* **Exercise task**
Each line below should be retyped exactly, with no pictures.
Start of Source material
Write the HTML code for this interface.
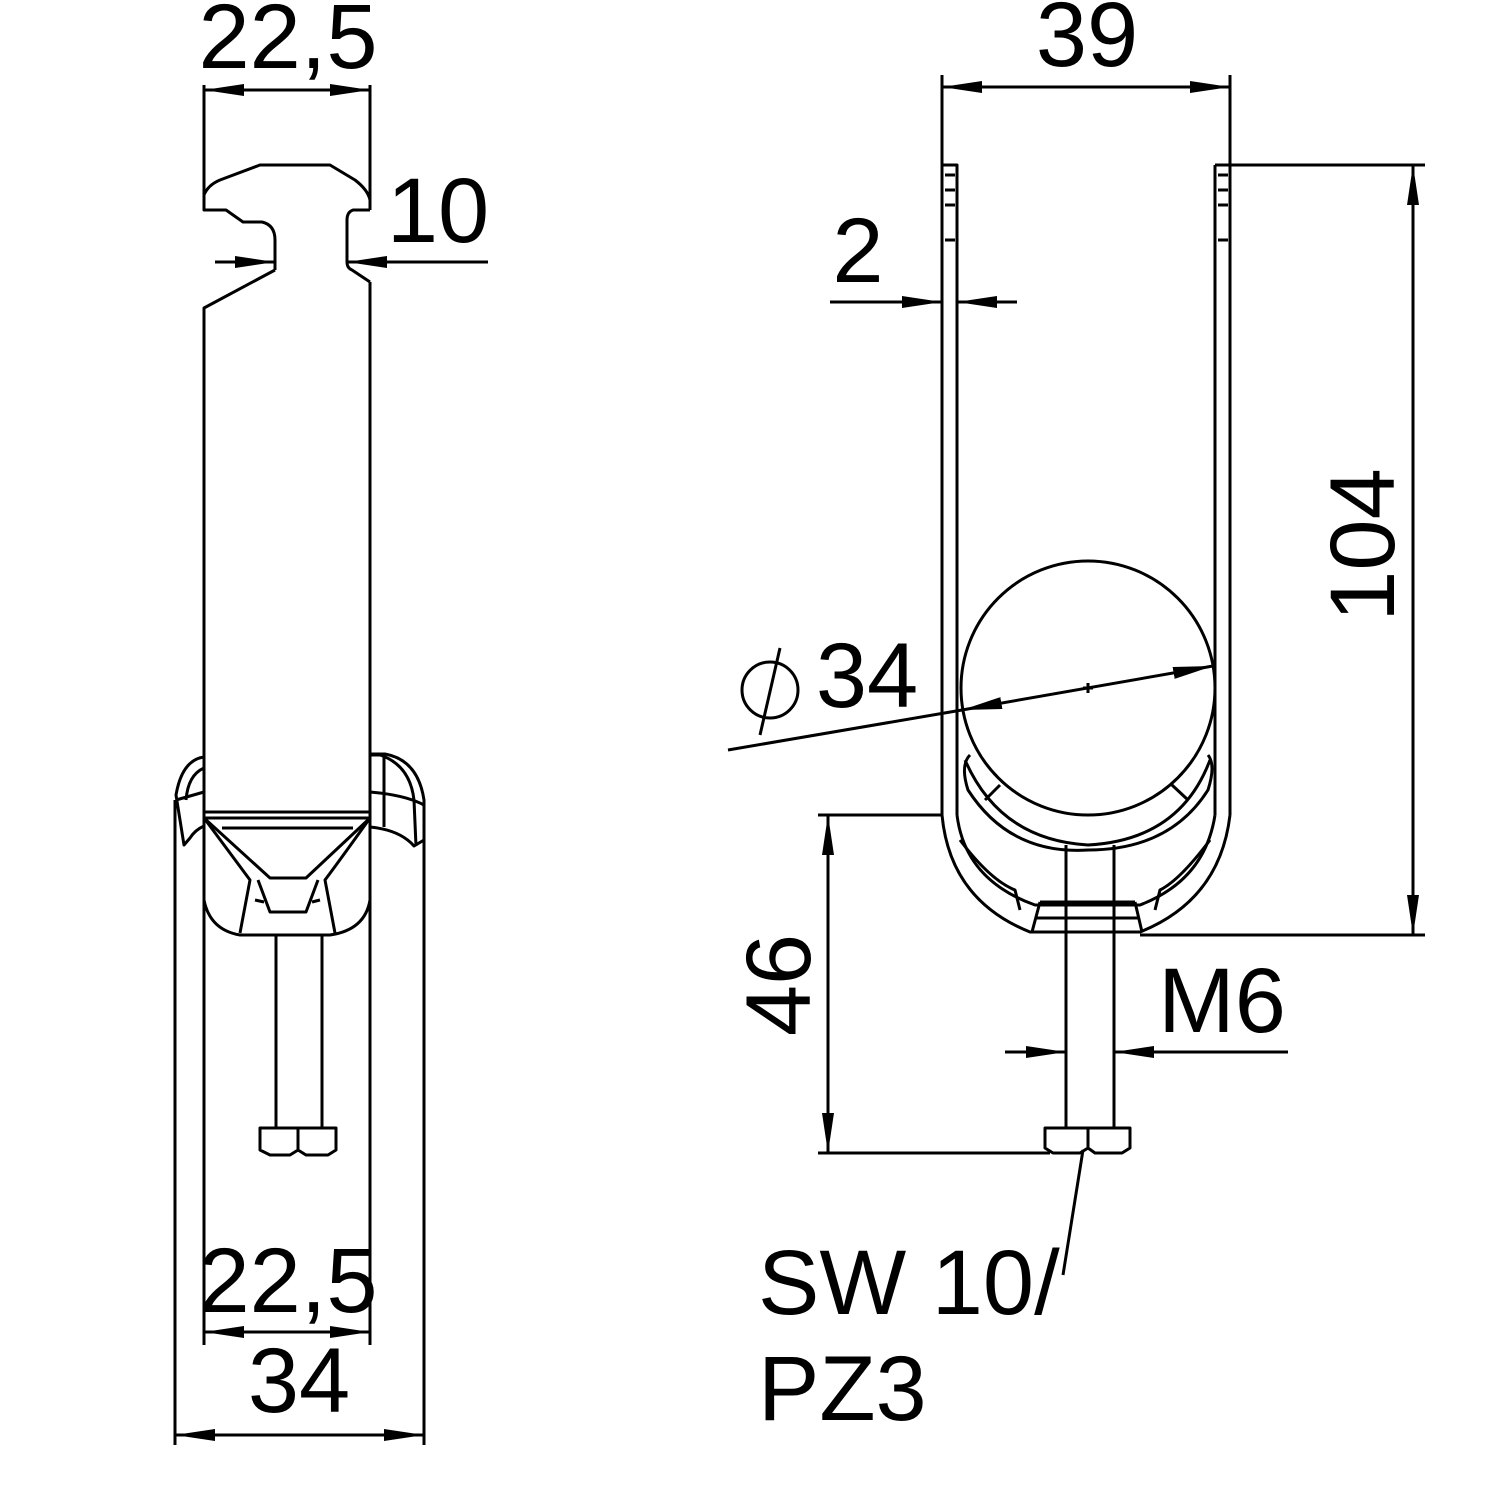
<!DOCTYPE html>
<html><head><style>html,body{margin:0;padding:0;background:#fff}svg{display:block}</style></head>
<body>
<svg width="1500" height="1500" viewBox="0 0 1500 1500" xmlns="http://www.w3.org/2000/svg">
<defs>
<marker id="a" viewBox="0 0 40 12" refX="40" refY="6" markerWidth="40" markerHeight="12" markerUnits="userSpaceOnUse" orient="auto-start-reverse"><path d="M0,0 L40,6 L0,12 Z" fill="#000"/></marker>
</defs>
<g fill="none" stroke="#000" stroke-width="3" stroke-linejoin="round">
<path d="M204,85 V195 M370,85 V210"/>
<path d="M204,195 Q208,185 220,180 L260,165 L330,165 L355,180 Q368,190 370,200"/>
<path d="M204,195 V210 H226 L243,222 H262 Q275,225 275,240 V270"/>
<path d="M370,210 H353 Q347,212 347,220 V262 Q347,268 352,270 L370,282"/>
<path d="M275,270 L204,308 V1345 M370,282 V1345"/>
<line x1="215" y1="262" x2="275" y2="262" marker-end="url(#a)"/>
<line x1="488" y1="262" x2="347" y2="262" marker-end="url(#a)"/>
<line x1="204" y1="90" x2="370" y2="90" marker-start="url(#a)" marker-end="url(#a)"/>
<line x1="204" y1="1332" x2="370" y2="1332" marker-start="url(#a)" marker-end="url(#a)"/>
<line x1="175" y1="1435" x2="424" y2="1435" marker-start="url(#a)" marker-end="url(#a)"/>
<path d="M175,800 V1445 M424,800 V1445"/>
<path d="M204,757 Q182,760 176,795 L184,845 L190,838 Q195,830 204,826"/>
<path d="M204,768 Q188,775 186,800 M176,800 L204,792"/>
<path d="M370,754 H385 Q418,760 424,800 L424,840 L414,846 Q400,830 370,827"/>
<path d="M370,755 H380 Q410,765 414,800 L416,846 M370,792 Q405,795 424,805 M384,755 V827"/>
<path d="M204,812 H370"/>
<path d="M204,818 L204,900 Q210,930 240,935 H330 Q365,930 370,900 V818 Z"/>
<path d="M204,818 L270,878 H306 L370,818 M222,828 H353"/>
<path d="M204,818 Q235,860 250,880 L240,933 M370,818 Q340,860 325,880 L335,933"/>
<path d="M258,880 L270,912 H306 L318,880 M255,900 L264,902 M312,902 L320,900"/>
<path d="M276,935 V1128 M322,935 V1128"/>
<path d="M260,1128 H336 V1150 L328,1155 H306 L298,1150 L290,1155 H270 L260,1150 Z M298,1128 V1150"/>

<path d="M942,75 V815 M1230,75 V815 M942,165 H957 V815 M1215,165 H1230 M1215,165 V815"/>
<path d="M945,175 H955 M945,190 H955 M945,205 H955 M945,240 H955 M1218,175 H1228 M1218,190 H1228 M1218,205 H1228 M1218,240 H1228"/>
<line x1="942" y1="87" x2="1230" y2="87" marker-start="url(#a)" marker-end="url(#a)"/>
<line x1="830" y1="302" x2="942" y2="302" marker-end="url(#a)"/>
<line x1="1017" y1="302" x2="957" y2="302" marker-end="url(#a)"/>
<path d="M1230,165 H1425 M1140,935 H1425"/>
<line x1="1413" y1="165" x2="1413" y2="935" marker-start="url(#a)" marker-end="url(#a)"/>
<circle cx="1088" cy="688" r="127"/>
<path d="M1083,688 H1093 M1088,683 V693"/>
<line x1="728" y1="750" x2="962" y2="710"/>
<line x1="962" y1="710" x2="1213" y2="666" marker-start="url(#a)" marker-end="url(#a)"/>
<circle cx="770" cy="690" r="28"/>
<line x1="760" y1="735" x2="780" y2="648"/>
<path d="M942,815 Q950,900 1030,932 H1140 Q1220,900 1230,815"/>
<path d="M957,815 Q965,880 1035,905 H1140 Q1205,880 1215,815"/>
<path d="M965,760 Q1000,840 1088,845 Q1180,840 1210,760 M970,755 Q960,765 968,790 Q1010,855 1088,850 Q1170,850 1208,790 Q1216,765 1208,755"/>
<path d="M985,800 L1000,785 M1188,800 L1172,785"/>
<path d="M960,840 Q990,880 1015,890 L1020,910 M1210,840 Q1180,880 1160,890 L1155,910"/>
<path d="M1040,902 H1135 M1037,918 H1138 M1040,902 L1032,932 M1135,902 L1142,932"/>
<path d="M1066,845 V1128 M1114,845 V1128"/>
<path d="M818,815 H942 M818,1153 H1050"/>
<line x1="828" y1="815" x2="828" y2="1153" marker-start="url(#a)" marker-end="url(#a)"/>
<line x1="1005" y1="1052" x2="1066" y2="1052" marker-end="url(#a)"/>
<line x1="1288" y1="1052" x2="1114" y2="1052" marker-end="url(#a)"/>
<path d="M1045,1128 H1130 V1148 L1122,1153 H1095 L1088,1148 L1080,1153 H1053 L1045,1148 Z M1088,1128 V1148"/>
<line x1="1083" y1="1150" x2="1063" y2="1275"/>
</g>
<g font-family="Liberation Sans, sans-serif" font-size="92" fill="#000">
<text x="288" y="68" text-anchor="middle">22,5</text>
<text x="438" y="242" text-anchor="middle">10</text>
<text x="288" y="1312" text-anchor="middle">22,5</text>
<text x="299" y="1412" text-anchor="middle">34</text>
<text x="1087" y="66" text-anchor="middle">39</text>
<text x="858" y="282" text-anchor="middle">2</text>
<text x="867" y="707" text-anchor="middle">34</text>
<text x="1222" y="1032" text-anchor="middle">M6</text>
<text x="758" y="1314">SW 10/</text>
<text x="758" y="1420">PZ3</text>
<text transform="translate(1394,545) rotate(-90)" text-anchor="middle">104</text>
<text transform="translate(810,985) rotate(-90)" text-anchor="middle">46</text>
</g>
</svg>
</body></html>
End of Source material
* **Exercise solution**
Write the HTML code for this interface.
<!DOCTYPE html>
<html><head><style>html,body{margin:0;padding:0;background:#fff}svg{display:block}</style></head>
<body>
<svg width="1500" height="1500" viewBox="0 0 1500 1500" xmlns="http://www.w3.org/2000/svg">
<defs>
<marker id="a" viewBox="0 0 40 12" refX="40" refY="6" markerWidth="40" markerHeight="12" markerUnits="userSpaceOnUse" orient="auto-start-reverse"><path d="M0,0 L40,6 L0,12 Z" fill="#000"/></marker>
</defs>
<g fill="none" stroke="#000" stroke-width="3" stroke-linejoin="round">
<path d="M204,85 V195 M370,85 V210"/>
<path d="M204,195 Q208,185 220,180 L260,165 L330,165 L355,180 Q368,190 370,200"/>
<path d="M204,195 V210 H226 L243,222 H262 Q275,225 275,240 V270"/>
<path d="M370,210 H353 Q347,212 347,220 V262 Q347,268 352,270 L370,282"/>
<path d="M275,270 L204,308 V1345 M370,282 V1345"/>
<line x1="215" y1="262" x2="275" y2="262" marker-end="url(#a)"/>
<line x1="488" y1="262" x2="347" y2="262" marker-end="url(#a)"/>
<line x1="204" y1="90" x2="370" y2="90" marker-start="url(#a)" marker-end="url(#a)"/>
<line x1="204" y1="1332" x2="370" y2="1332" marker-start="url(#a)" marker-end="url(#a)"/>
<line x1="175" y1="1435" x2="424" y2="1435" marker-start="url(#a)" marker-end="url(#a)"/>
<path d="M175,800 V1445 M424,800 V1445"/>
<path d="M204,757 Q182,760 176,795 L184,845 L190,838 Q195,830 204,826"/>
<path d="M204,768 Q188,775 186,800 M176,800 L204,792"/>
<path d="M370,754 H385 Q418,760 424,800 L424,840 L414,846 Q400,830 370,827"/>
<path d="M370,755 H380 Q410,765 414,800 L416,846 M370,792 Q405,795 424,805 M384,755 V827"/>
<path d="M204,812 H370"/>
<path d="M204,818 L204,900 Q210,930 240,935 H330 Q365,930 370,900 V818 Z"/>
<path d="M204,818 L270,878 H306 L370,818 M222,828 H353"/>
<path d="M204,818 Q235,860 250,880 L240,933 M370,818 Q340,860 325,880 L335,933"/>
<path d="M258,880 L270,912 H306 L318,880 M255,900 L264,902 M312,902 L320,900"/>
<path d="M276,935 V1128 M322,935 V1128"/>
<path d="M260,1128 H336 V1150 L328,1155 H306 L298,1150 L290,1155 H270 L260,1150 Z M298,1128 V1150"/>

<path d="M942,75 V815 M1230,75 V815 M942,165 H957 V815 M1215,165 H1230 M1215,165 V815"/>
<path d="M945,175 H955 M945,190 H955 M945,205 H955 M945,240 H955 M1218,175 H1228 M1218,190 H1228 M1218,205 H1228 M1218,240 H1228"/>
<line x1="942" y1="87" x2="1230" y2="87" marker-start="url(#a)" marker-end="url(#a)"/>
<line x1="830" y1="302" x2="942" y2="302" marker-end="url(#a)"/>
<line x1="1017" y1="302" x2="957" y2="302" marker-end="url(#a)"/>
<path d="M1230,165 H1425 M1140,935 H1425"/>
<line x1="1413" y1="165" x2="1413" y2="935" marker-start="url(#a)" marker-end="url(#a)"/>
<circle cx="1088" cy="688" r="127"/>
<path d="M1083,688 H1093 M1088,683 V693"/>
<line x1="728" y1="750" x2="962" y2="710"/>
<line x1="962" y1="710" x2="1213" y2="666" marker-start="url(#a)" marker-end="url(#a)"/>
<circle cx="770" cy="690" r="28"/>
<line x1="760" y1="735" x2="780" y2="648"/>
<path d="M942,815 Q950,900 1030,932 H1140 Q1220,900 1230,815"/>
<path d="M957,815 Q965,880 1035,905 H1140 Q1205,880 1215,815"/>
<path d="M965,760 Q1000,840 1088,845 Q1180,840 1210,760 M970,755 Q960,765 968,790 Q1010,855 1088,850 Q1170,850 1208,790 Q1216,765 1208,755"/>
<path d="M985,800 L1000,785 M1188,800 L1172,785"/>
<path d="M960,840 Q990,880 1015,890 L1020,910 M1210,840 Q1180,880 1160,890 L1155,910"/>
<path d="M1040,902 H1135 M1037,918 H1138 M1040,902 L1032,932 M1135,902 L1142,932"/>
<path d="M1066,845 V1128 M1114,845 V1128"/>
<path d="M818,815 H942 M818,1153 H1050"/>
<line x1="828" y1="815" x2="828" y2="1153" marker-start="url(#a)" marker-end="url(#a)"/>
<line x1="1005" y1="1052" x2="1066" y2="1052" marker-end="url(#a)"/>
<line x1="1288" y1="1052" x2="1114" y2="1052" marker-end="url(#a)"/>
<path d="M1045,1128 H1130 V1148 L1122,1153 H1095 L1088,1148 L1080,1153 H1053 L1045,1148 Z M1088,1128 V1148"/>
<line x1="1083" y1="1150" x2="1063" y2="1275"/>
</g>
<g font-family="Liberation Sans, sans-serif" font-size="92" fill="#000">
<text x="288" y="68" text-anchor="middle">22,5</text>
<text x="438" y="242" text-anchor="middle">10</text>
<text x="288" y="1312" text-anchor="middle">22,5</text>
<text x="299" y="1412" text-anchor="middle">34</text>
<text x="1087" y="66" text-anchor="middle">39</text>
<text x="858" y="282" text-anchor="middle">2</text>
<text x="867" y="707" text-anchor="middle">34</text>
<text x="1222" y="1032" text-anchor="middle">M6</text>
<text x="758" y="1314">SW 10/</text>
<text x="758" y="1420">PZ3</text>
<text transform="translate(1394,545) rotate(-90)" text-anchor="middle">104</text>
<text transform="translate(810,985) rotate(-90)" text-anchor="middle">46</text>
</g>
</svg>
</body></html>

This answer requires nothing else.